Demystifying the Jargon: ESG, SRI, and Impact
First, let’s clear up the alphabet soup. These terms are often used interchangeably, but they’re different tools in your toolbox.
| ESG Investing | Uses Environmental, Social, and Governance factors as a lens for risk and opportunity. It’s about financial materiality. Think of it as a sharper due diligence process. |
| SRI (Socially Responsible Investing) | Applies negative screens to exclude sectors like tobacco, firearms, or fossil fuels. It’s about avoiding what conflicts with your values. |
| Impact Investing | Aims to generate measurable, positive social/environmental impact alongside a financial return. This is more targeted, like investing in green bonds or affordable housing projects. |
For most folks building a traditional retirement portfolio, ESG integration is the most seamless entry point. You’re not necessarily excluding whole industries off the bat; you’re simply choosing the better players within them.

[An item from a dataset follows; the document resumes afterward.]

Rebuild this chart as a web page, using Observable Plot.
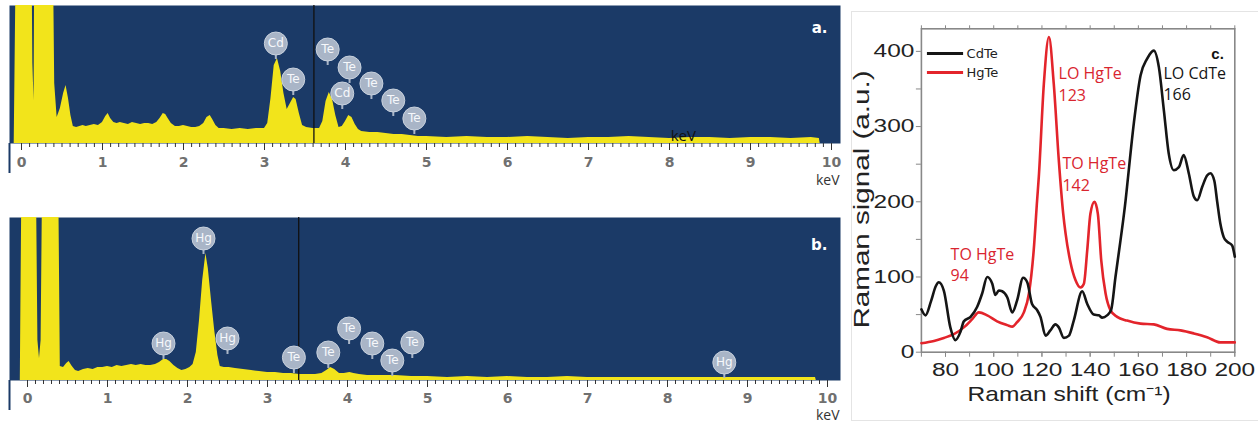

The Practical Blend: A Step-by-Step Integration
Okay, so how do you actually do this without starting from scratch? You don’t need to light your old 401(k) on fire. Think gradual, thoughtful blending—like stirring a new, vibrant color into an existing painting.
1. Audit and Align (The “Look Under the Hood” Phase)
Start by understanding what you already own. Many major brokerages now offer ESG portfolio analyzers. You might be surprised. That broad market index fund? It likely holds oil giants and defense contractors. This isn’t about guilt; it’s about awareness. Knowing is the first step toward ethical investing integration.
2. Start with the Core: Your Equity Allocation
Your stock holdings are where you can make the biggest values-based shift. Here are a few low-friction tactics:
- Swap broad index funds for their ESG counterparts. Almost every major provider (Vanguard, iShares, etc.) now offers a “Sustainable” or “ESG” version of their S&P 500 or total market fund. Expense ratios are nearly identical.
- Use a “tilting” strategy. Keep your core index fund but allocate a percentage (say, 10-30%) to a dedicated ESG or impact fund. This boosts your exposure without a full replacement.
- Consider thematic funds. Interested in clean energy, water solutions, or gender diversity? Thematic ETFs let you target specific sustainability goals. Use these as satellite holdings, not your core.
3. Don’t Forget Bonds and Fixed Income
Bonds are the ballast of a retirement portfolio, and they can be ethical too. Green bonds, social bonds, and sustainability-linked bonds are exploding. They fund renewable energy projects, sustainable agriculture, or community development. A simple move? Look for an ESG-focused bond ETF to replace part of your traditional bond fund allocation.
Navigating the Real Challenges (Let’s Not Sugarcoat It)
It’s not all smooth sailing. You’ll face some legitimate hurdles.
“Greenwashing” is a real headache. Some funds slap an ESG label on without real substance. You have to dig a little. Look at the fund’s provider website. What are their specific criteria? How do they vote on shareholder proposals? It takes a bit more work.
And then there’s the personal dilemma: values are subjective. One investor might screen out all fossil fuels, another might invest in the oil company with the best renewable energy transition plan. There’s no single “right” answer. Your sustainable investing strategy has to be, well, yours.
The Long-Game Perspective: Retirement and Resilience
This is the crucial part. Retirement investing is a marathon, measured in decades. The core arguments for integrating ESG factors are fundamentally long-term: managing systemic risks like climate regulation or poor corporate governance that could crater a stock decades from now.
It’s about resilience. A company that treats its workers well, manages its environmental footprint, and has a diverse, accountable board is simply less likely to face costly scandals, lawsuits, or operational disasters. That stability is a retirement investor’s best friend.
So, in the end, this isn’t just about feeling good. It’s about a potentially smarter, more forward-looking way to protect and grow the wealth you’ve spent a lifetime building. It’s recognizing that the world is changing, and that a portfolio that ignores those changes might itself be a risk.
The journey to a values-aligned retirement portfolio doesn’t have to be an all-or-nothing leap. It can be a series of thoughtful, informed steps. A gradual shift from asking “How much will it make?” to also asking “What will it make possible?” And that, honestly, might be the most sustainable return of all.